> Am I stupid or..
Insufficient evidence.
> but isn't that actually a peaking filter instead of scooping?
These things can go either way, depending how you stack the R and C values.
In this case, working up from DC: at DC it is unity gain. At some point the 1.0uFd kicks in and loads the series resistors, causing a droop. This stops when the shunt resistor gets in the way of the 1.0uFd cap. Then at some higher frequency the 0.2uFd caps short-out the series resistors, bring gain back up, ultimately to unity again.
So it is a dip.
Actually, you'd have to rearrange things to make it a peaker.
> I'd like the slope of the scoop to be a little steeper
The RC network is about as steep as any RC network gets. Oh, you can use a bridge and get a null, but the sharpness of the corners (which is probably more important than the depth of the dip) won't get better without more tricks.

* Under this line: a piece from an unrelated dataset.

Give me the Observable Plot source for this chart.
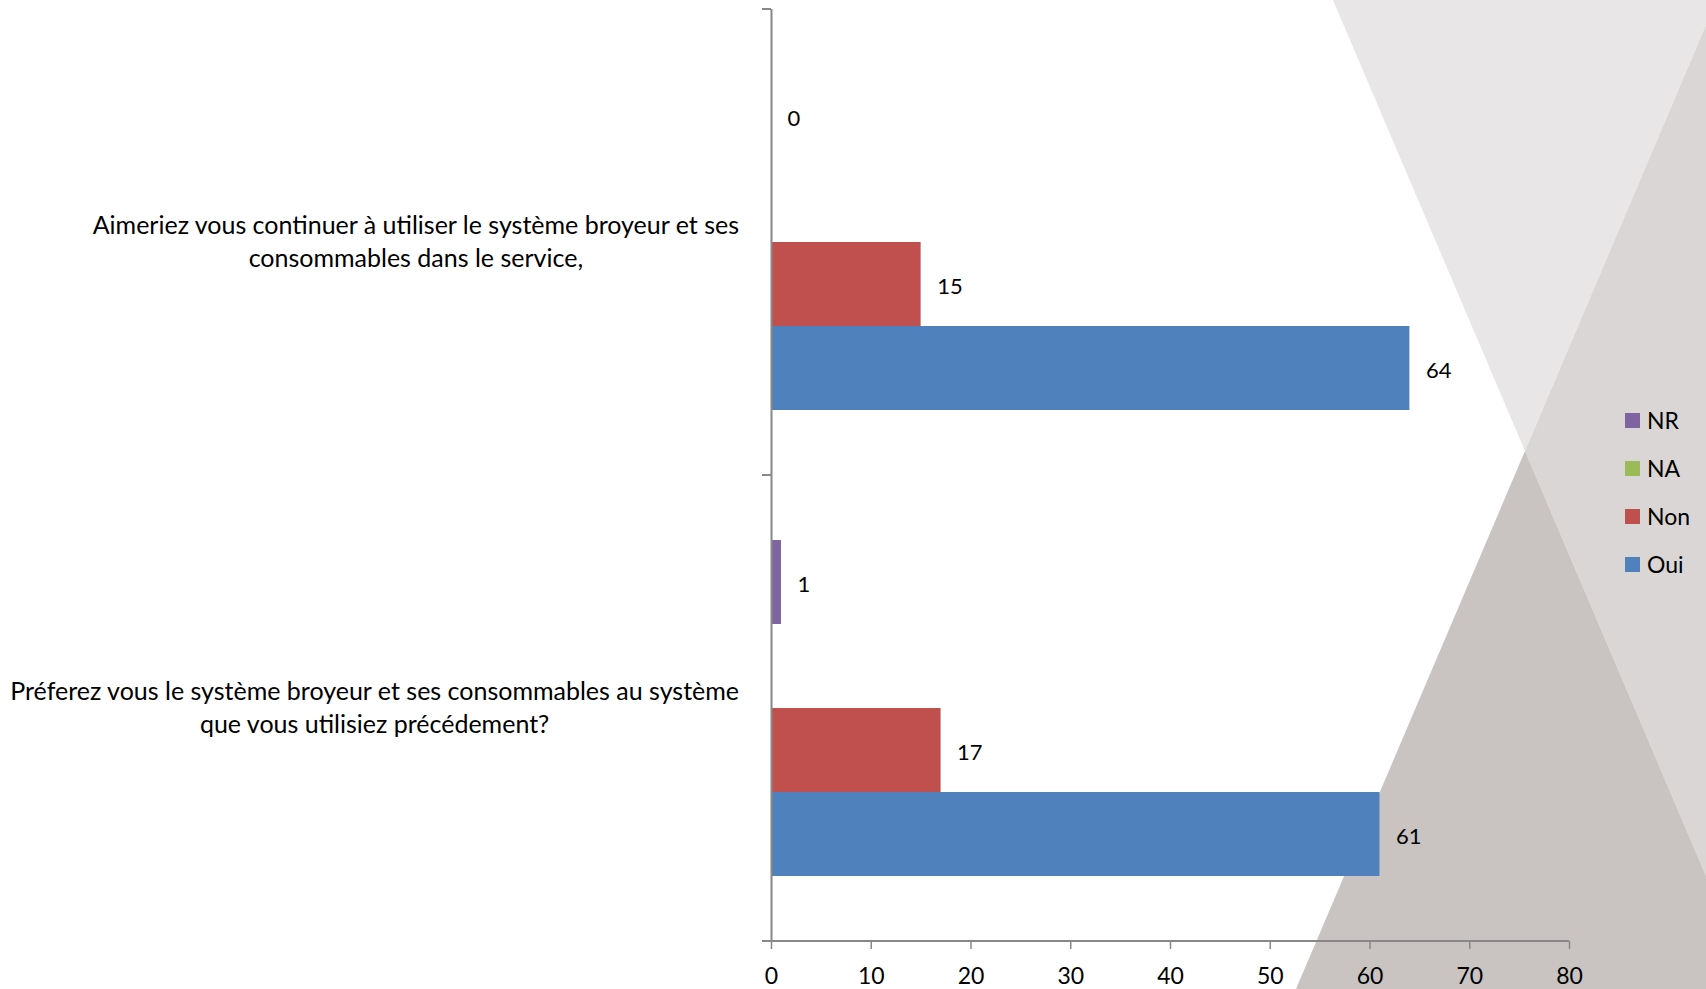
<!DOCTYPE html>
<html>
<head>
<meta charset="utf-8">
<script src="https://cdn.jsdelivr.net/npm/d3@7"></script>
<script src="https://cdn.jsdelivr.net/npm/@observablehq/plot@0.6"></script>
<style>
  body { margin: 0; background: #fff; }
  #wrap { position: relative; width: 1706px; height: 989px; overflow: hidden; font-family: Lato, "Open Sans", sans-serif; }
  #bg, #chart { position: absolute; left: 0; top: 0; }
  #legend { position: absolute; left: 1625px; top: 396px; font-size: 23px; color: #000; }
  .lg-row { display: flex; align-items: center; height: 48px; }
  .lg-sw { width: 15px; height: 15px; margin-right: 7px; }
</style>
</head>
<body>
<div id="wrap">
  <svg id="bg" width="1706" height="989">
    <polygon points="1333,0 1706,0 1706,25 1525,451" fill="#E8E6E6"/>
    <polygon points="1706,25 1525,451 1706,876" fill="#DAD6D5"/>
    <polygon points="1525,451 1706,876 1706,989 1296,989" fill="#C9C4C2"/>
  </svg>
  <div id="chart"></div>
  <div id="legend"></div>
</div>
<script>
const questions = [
  "Aimeriez vous continuer à utiliser le système broyeur et ses\nconsommables dans le service,",
  "Préferez vous le système broyeur et ses consommables au système\nque vous utilisiez précédement?"
];
const series = ["NR", "NA", "Non", "Oui"];
const seriesColors = ["#8064A2", "#9BBB59", "#C0504D", "#4F81BD"];
const valuesNR = [0, 1];
const valuesNA = [null, null];
const valuesNon = [15, 17];
const valuesOui = [64, 61];
const xTicks = [0, 10, 20, 30, 40, 50, 60, 70, 80];

const valuesBySeries = { NR: valuesNR, NA: valuesNA, Non: valuesNon, Oui: valuesOui };
const rows = [];
questions.forEach((q, i) => {
  series.forEach(s => {
    const v = valuesBySeries[s][i];
    if (v !== null && v !== undefined) rows.push({ question: q, series: s, value: v });
  });
});

const plot = Plot.plot({
  width: 1706,
  height: 989,
  marginLeft: 771,
  marginRight: 137,
  marginTop: 9,
  marginBottom: 48,
  style: { background: "transparent", fontFamily: "Lato, 'Open Sans', sans-serif", fontSize: "22px", color: "#000", overflow: "visible" },
  x: { domain: [0, 80], axis: null },
  y: { domain: series, paddingInner: 0, paddingOuter: 0.757, axis: null },
  fy: { domain: questions, padding: 0, axis: null },
  color: { domain: series, range: seriesColors },
  marks: [
    Plot.barX(rows, { fy: "question", y: "series", x: "value", fill: "series" }),
    Plot.text(rows, { fy: "question", y: "series", x: "value", text: d => String(d.value), textAnchor: "start", dx: 16, dy: 2, fontSize: 22, fill: "#000" }),
    Plot.ruleX([0], { stroke: "#888", strokeWidth: 2 }),
    Plot.axisX({ ticks: xTicks, tickSize: 8, tickPadding: 18, stroke: "#888", strokeWidth: 1.5, fontSize: 23, fill: "#000", label: null }),
    Plot.text(questions, { fy: d => d, frameAnchor: "left", text: d => d, textAnchor: "middle", lineHeight: 1.32, dy: -3, fontSize: 25, fill: "#000" })
  ]
});
document.getElementById("chart").appendChild(plot);

// axis line and band-edge ticks using Plot's scales
const xs = plot.scale("x"), fys = plot.scale("fy");
const x0 = xs.apply(0), x1 = xs.apply(80);
const edges = questions.map(q => fys.apply(q));
edges.push(fys.apply(questions[questions.length - 1]) + fys.bandwidth);
const g = d3.select(plot).append("g").attr("stroke", "#888").attr("stroke-width", 2);
const yBottom = edges[edges.length - 1];
g.append("line").attr("x1", x0 - 9).attr("x2", x1).attr("y1", yBottom).attr("y2", yBottom);
edges.forEach(e => g.append("line").attr("x1", x0 - 9).attr("x2", x0).attr("y1", e).attr("y2", e));

// right-align the centered question blocks against the axis
function alignLabels() {
  const svgRect = plot.getBoundingClientRect();
  const target = x0 - 32;
  const flat = questions.map(q => q.replace("\n", ""));
  d3.select(plot).selectAll("text").each(function() {
    if (!flat.includes(this.textContent)) return;
    const orig = this.__origTransform !== undefined ? this.__origTransform : (this.getAttribute("transform") || "");
    this.__origTransform = orig;
    this.setAttribute("transform", orig);
    const r = this.getBoundingClientRect();
    const shift = target - (r.right - svgRect.left);
    this.setAttribute("transform", `translate(${shift},0) ${orig}`);
  });
}
alignLabels();
if (document.fonts && document.fonts.ready) document.fonts.ready.then(alignLabels);

// legend
const legend = document.getElementById("legend");
series.forEach((s, i) => {
  const row = document.createElement("div");
  row.className = "lg-row";
  const sw = document.createElement("div");
  sw.className = "lg-sw";
  sw.style.background = seriesColors[i];
  const label = document.createElement("span");
  label.textContent = s;
  row.appendChild(sw);
  row.appendChild(label);
  legend.appendChild(row);
});
</script>
</body>
</html>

> finally got me to download MacSpice and learn how to use it.
Filter responses are one of the few things I trust SPICE for. Of course, ONLY if they give the general shape that I have already worked-out on a napkin. Then I trust SPICE's reactance interaction calculations and dB conversions, saving many slide-rule miles.
> I had to model it as an unbalanced version because Spice wouldn't let me do it balanced and then translate it into a balanced version.
SPICE needs a "zero" reference. If you must fool with fully floating circuits, you can put 1,000 Meg resistors from balanced nodes to ground. Or you can force it to hard-balanced with a couple 1Ω resistors across the voltage source, center-tap grounded. (Remember that SPICE voltage sources can't be overloaded with "impractical" loads, and you don't get the electric bill.) But that kind of stuff forces you to find the differential probes and keep your head straight.
Any balanced nework has an equivalent unbalanced network. For your R-L-C network, it is trivial: move 0.5Rs 4.7uFd 1K from the bottom leg to the top leg, and combine terms (Rs, 2.35uFd, 2K). Now you can hard-ground the bottom leg, and measure everything with simple unbalanced probes. When you go to build it for real, cut those combined parts in half and double-up again.
Another thing that will upset SPICE: a node that connects to the rest of the world only via capacitors. While I don't see that problem here, it can arise in filter networks. SPICE can't compute the DC level of a node that has no DC connection to zero, and SPICE caps have no DC leakage. While our caps have some leakage and we really don't care what the DC level is at a cap node, SPICE "has" to know the DC at every node. Again the fix is an incredibly high resistor from the offending node to the zero reference.
> check this for me
Without actually firing-up SPICE, slide-rule, or even a napkin... it looks like the right bends in the right sequence. The 2*4.7uFd cut the bass. The 0.01 shelves the treble. The L-C tank sucks-out the mids. I did use a calculator to get "-12dB" suck-out, but there are other things I ignored so 9dB might be right. (But you might want to plot more than two points per octave: looks like you don't have a point at the very bottom of the dip. Such labor would choke my 8o88, but on a Pentium {or G3} you can plot 100 points per octave in a zip.)